## Begin Material provided
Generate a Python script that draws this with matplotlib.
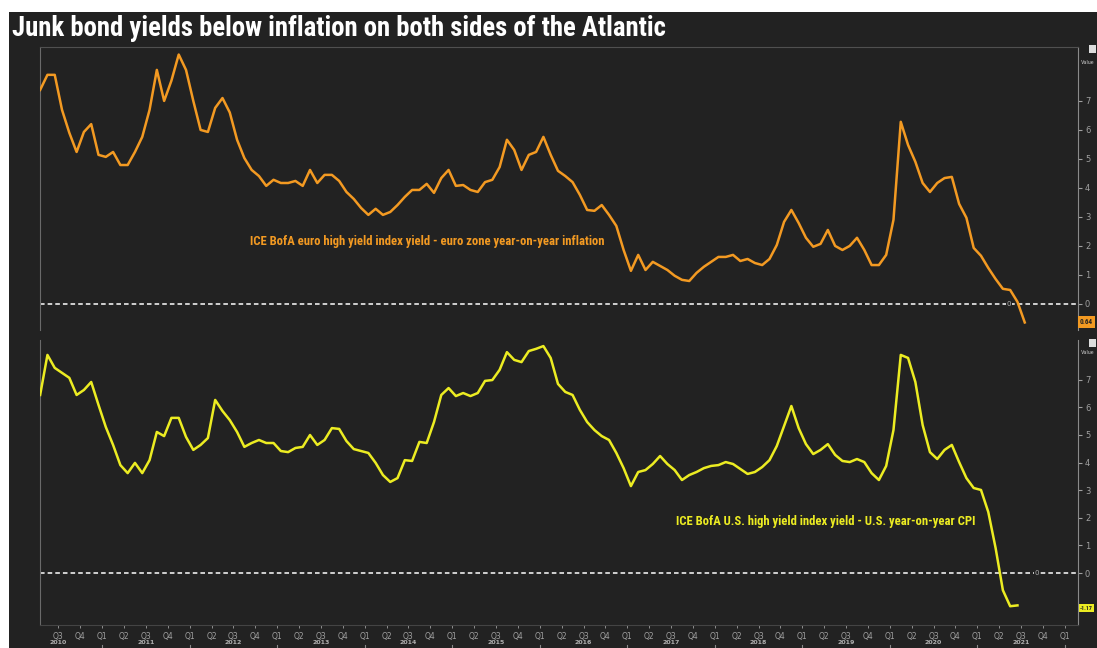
import matplotlib
matplotlib.use("Agg")
import matplotlib.pyplot as plt
import matplotlib.font_manager as fm
import matplotlib.transforms as mtransforms
from matplotlib.patches import Rectangle

# ---------------- data ----------------
title = "Junk bond yields below inflation on both sides of the Atlantic"
euro_label = "ICE BofA euro high yield index yield - euro zone year-on-year inflation"
us_label = "ICE BofA U.S. high yield index yield - U.S. year-on-year CPI"

start_year = 2010
start_month = 4  # April 2010, monthly observations

euro_spread = [
    7.38, 7.9, 7.9, 6.69, 5.9, 5.24, 5.93, 6.2, 5.14, 5.07,
    5.24, 4.79, 4.79, 5.24, 5.76, 6.69, 8.07, 7.0, 7.7, 8.6,
    8.07, 7.0, 6.0, 5.93, 6.76, 7.1, 6.6, 5.66, 5.03, 4.62,
    4.41, 4.07, 4.28, 4.17, 4.17, 4.24, 4.07, 4.62, 4.17, 4.45,
    4.45, 4.24, 3.86, 3.62, 3.31, 3.07, 3.28, 3.07, 3.17, 3.41,
    3.69, 3.93, 3.93, 4.14, 3.83, 4.34, 4.62, 4.07, 4.1, 3.93,
    3.86, 4.2, 4.28, 4.72, 5.66, 5.31, 4.62, 5.14, 5.24, 5.76,
    5.14, 4.59, 4.41, 4.2, 3.76, 3.24, 3.21, 3.41, 3.07, 2.69,
    1.86, 1.14, 1.69, 1.17, 1.45, 1.31, 1.17, 0.97, 0.83, 0.79,
    1.07, 1.28, 1.45, 1.62, 1.62, 1.69, 1.48, 1.55, 1.41, 1.34,
    1.55, 2.03, 2.83, 3.24, 2.79, 2.28, 1.97, 2.07, 2.55, 2.0,
    1.86, 2.0, 2.28, 1.86, 1.34, 1.34, 1.69, 2.9, 6.28, 5.48,
    4.9, 4.17, 3.86, 4.17, 4.34, 4.38, 3.45, 2.97, 1.93, 1.66,
    1.24, 0.86, 0.52, 0.48, 0.07, -0.64,
]

us_spread = [
    6.45, 7.9, 7.43, 7.25, 7.07, 6.45, 6.63, 6.92, 6.09, 5.29,
    4.64, 3.91, 3.62, 3.99, 3.62, 4.09, 5.11, 4.96, 5.62, 5.62,
    4.93, 4.46, 4.64, 4.89, 6.27, 5.87, 5.54, 5.11, 4.57, 4.71,
    4.82, 4.71, 4.71, 4.42, 4.38, 4.53, 4.57, 5.0, 4.64, 4.82,
    5.25, 5.22, 4.78, 4.49, 4.42, 4.35, 3.99, 3.55, 3.3, 3.44,
    4.09, 4.06, 4.75, 4.71, 5.47, 6.45, 6.7, 6.41, 6.52, 6.41,
    6.52, 6.96, 6.99, 7.36, 8.0, 7.72, 7.64, 8.04, 8.12, 8.22,
    7.79, 6.85, 6.56, 6.45, 5.91, 5.47, 5.18, 4.96, 4.82, 4.35,
    3.8, 3.15, 3.66, 3.73, 3.95, 4.24, 3.95, 3.73, 3.37, 3.55,
    3.66, 3.8, 3.88, 3.91, 4.02, 3.95, 3.77, 3.59, 3.66, 3.84,
    4.09, 4.6, 5.33, 6.05, 5.25, 4.67, 4.31, 4.46, 4.67, 4.28,
    4.06, 4.02, 4.13, 4.02, 3.62, 3.37, 3.88, 5.18, 7.9, 7.79,
    6.92, 5.36, 4.38, 4.13, 4.46, 4.64, 4.02, 3.44, 3.08, 3.01,
    2.21, 0.91, -0.62, -1.2, -1.17,
]

euro_last_label = "0.64"
us_last_label = "-1.17"
y_ticks = [0, 1, 2, 3, 4, 5, 6, 7]
quarter_names = ["Q1", "Q2", "Q3", "Q4"]
first_quarter = (2010, 3)
last_quarter = (2022, 1)

# ---------------- style ----------------
W, H, DPI = 1097, 648, 100
BG = "#222222"
ORANGE = "#f39a22"
YELLOW = "#ecec22"
GRID = "#6a6a6a"
TICK = "#a0a0a0"

names = {f.name for f in fm.fontManager.ttflist}
narrow = "DejaVu Sans"
for cand in ["Liberation Sans Narrow", "Roboto Condensed", "Open Sans Condensed", "Roboto"]:
    if cand in names:
        narrow = cand
        break

fig = plt.figure(figsize=(W / DPI, H / DPI), dpi=DPI)
fig.patch.set_facecolor("white")


def fx(x):
    return x / W


def fy(y):
    return 1 - y / H


fig.add_artist(Rectangle((fx(9), 0), 1 - fx(9), fy(12), transform=fig.transFigure,
                         facecolor=BG, edgecolor="none", zorder=0))

t = [start_year + (start_month - 1 + i + 0.5) / 12 for i in range(len(euro_spread))]
t_us = t[:len(us_spread)]

x_left, x_right = 2010.29, 2022.15

ax1 = fig.add_axes([fx(40), fy(330), (1078 - 40) / W, (330 - 47) / H])
ax2 = fig.add_axes([fx(40), fy(625), (1078 - 40) / W, (625 - 340) / H])

for ax in (ax1, ax2):
    ax.set_facecolor("none")
    ax.set_xlim(x_left, x_right)
    ax.yaxis.tick_right()
    ax.set_yticks(y_ticks)
    ax.set_yticklabels([str(v) for v in y_ticks])
    ax.tick_params(axis="y", colors=TICK, labelsize=6, length=3, pad=2, width=0.8)
    ax.spines["right"].set_color("#8a8a8a")
    ax.spines["left"].set_color(GRID)
    ax.spines["top"].set_color("#505050")
    ax.spines["bottom"].set_color("#444444")
    ax.axhline(0, color="white", lw=1.1, ls=(0, (3, 2)), zorder=2)

ax1.set_ylim(-0.9, 8.86)
ax2.set_ylim(-1.88, 8.44)
ax1.spines["bottom"].set_visible(False)
ax2.spines["top"].set_visible(False)
ax1.set_xticks([])

ax1.plot(t, euro_spread, color=ORANGE, lw=1.8, zorder=3, solid_joinstyle="round")
ax2.plot(t_us, us_spread, color=YELLOW, lw=1.8, zorder=3, solid_joinstyle="round")

# quarter ticks
qpos, qlab = [], []
y, q = first_quarter
while (y, q) <= last_quarter:
    qpos.append(y + (q - 1) / 4)
    qlab.append(quarter_names[q - 1])
    q += 1
    if q > 4:
        q, y = 1, y + 1
ax2.set_xticks(qpos)
ax2.set_xticklabels(qlab)
ax2.tick_params(axis="x", colors=TICK, labelsize=5.5, length=2, pad=3, width=0.6)

trans = mtransforms.blended_transform_factory(ax2.transData, ax2.transAxes)
for p, lab in zip(qpos, qlab):
    if lab == "Q1":
        ax2.plot([p, p], [-0.07, -0.1], color="#888888", lw=0.8, transform=trans, clip_on=False)
years = sorted({int(p) for p in qpos})
for yr in years:
    if first_quarter[0] <= yr and yr + 0.5 <= qpos[-1]:
        ax2.text(yr + 0.5, -0.062, str(yr), transform=trans, ha="center", va="center",
                 fontsize=4.5, fontweight="bold", color="#b0b0b0")

# zero-line labels
ax1.text(2021.36, 0, "0", color="#b0b0b0", fontsize=5, ha="center", va="center",
         bbox=dict(facecolor=BG, edgecolor="none", pad=0.5), zorder=4)
ax2.text(2021.68, 0, "0", color="#b0b0b0", fontsize=5, ha="center", va="center",
         bbox=dict(facecolor=BG, edgecolor="none", pad=0.5), zorder=4)

# right-side headers and last-value boxes
for ytop in (44, 338):
    fig.add_artist(Rectangle((fx(1089), fy(ytop + 9)), 7 / W, 8 / H, transform=fig.transFigure,
                             facecolor="#dddddd", edgecolor="none"))
v1 = fig.text(fx(1081), fy(63), "Value", color="#bbbbbb", fontsize=5, va="center", family=narrow)
v2 = fig.text(fx(1081), fy(353), "Value", color="#bbbbbb", fontsize=5, va="center", family=narrow)
b1 = fig.text(fx(1080), fy(322), euro_last_label, color="#222222", fontsize=5, va="center",
              fontweight="bold", family=narrow, bbox=dict(facecolor=ORANGE, edgecolor="none", pad=1.2))
b2 = fig.text(fx(1080), fy(608), us_last_label, color="#222222", fontsize=5, va="center",
              fontweight="bold", family=narrow, bbox=dict(facecolor=YELLOW, edgecolor="none", pad=1.2))

# texts
ttl = fig.text(fx(12), fy(28), title, color="white", fontsize=18, fontweight="bold",
               va="center", ha="left", family=narrow)
t1 = fig.text(fx(250), fy(241), euro_label, color=ORANGE, fontsize=6.5, fontweight="bold",
              va="center", ha="left", family=narrow)
t2 = fig.text(fx(676), fy(522), us_label, color=YELLOW, fontsize=6.5, fontweight="bold",
              va="center", ha="left", family=narrow)

fig.canvas.draw()
r = fig.canvas.get_renderer()
for txt, target in ((ttl, 653), (t1, 355), (t2, 300), (v1, 14), (v2, 14), (b1, 13), (b2, 13)):
    w = txt.get_window_extent(r).width
    txt.set_fontsize(txt.get_fontsize() * target / w)

fig.savefig("out.png", dpi=DPI, facecolor=fig.get_facecolor())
## End Material provided
** Required task **
With all pictures left out, please transcribe exactly the lines from the start of the material through the line with "start_month = 4".

** Answer for the task **
Generate a Python script that draws this with matplotlib.
import matplotlib
matplotlib.use("Agg")
import matplotlib.pyplot as plt
import matplotlib.font_manager as fm
import matplotlib.transforms as mtransforms
from matplotlib.patches import Rectangle

# ---------------- data ----------------
title = "Junk bond yields below inflation on both sides of the Atlantic"
euro_label = "ICE BofA euro high yield index yield - euro zone year-on-year inflation"
us_label = "ICE BofA U.S. high yield index yield - U.S. year-on-year CPI"

start_year = 2010
start_month = 4  # April 2010, monthly observations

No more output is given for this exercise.